No significant circularity: design choices are independent heuristics validated empirically.

full rationale

The paper states an observation about output token similarity preservation across timesteps and uses it to motivate two new algorithmic components (PMR-guided Interval Scheduling and Frequency-aware Token Matching with penalty). These are presented as design decisions rather than derived equations. No load-bearing step reduces by construction to a fitted parameter, self-referential definition, or unverified self-citation chain. The central claim (PSNR gains on a Pareto frontier) rests on experimental comparisons, not on any internal equivalence that would make the result tautological. This is the common case of a heuristic method with external empirical grounding.
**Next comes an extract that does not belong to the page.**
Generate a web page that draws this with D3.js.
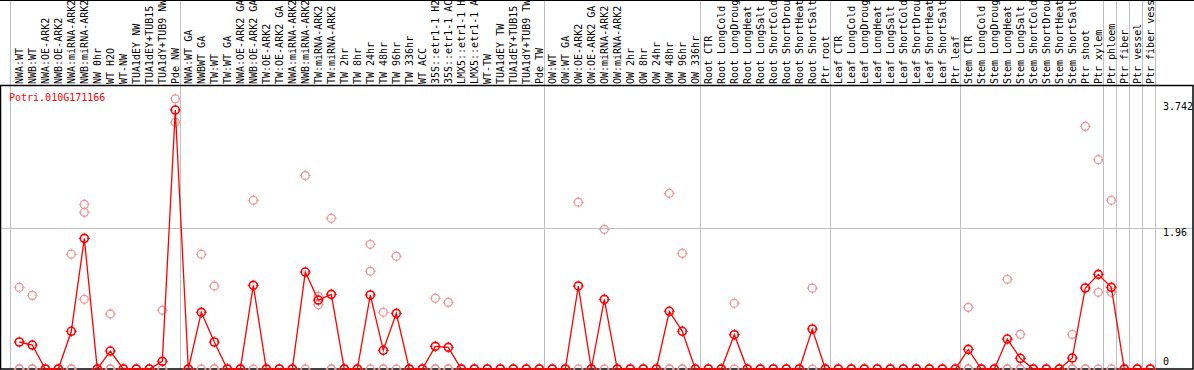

Axiom & Free-Parameter Ledger

1 free parameters · 1 axioms · 0 invented entities

The central claim rests primarily on the domain assumption that output similarities remain stable across timesteps; no free parameters or invented physical entities are explicitly introduced in the abstract.

free parameters (1)
  • PMR interval parameters
    Used to set matching frequency; exact values or fitting procedure not described in abstract.
axioms (1)
  • domain assumption Output token similarity is consistently preserved across adjacent timesteps
    Invoked to justify reuse of prior-step matches as proxy for current timestep correspondences.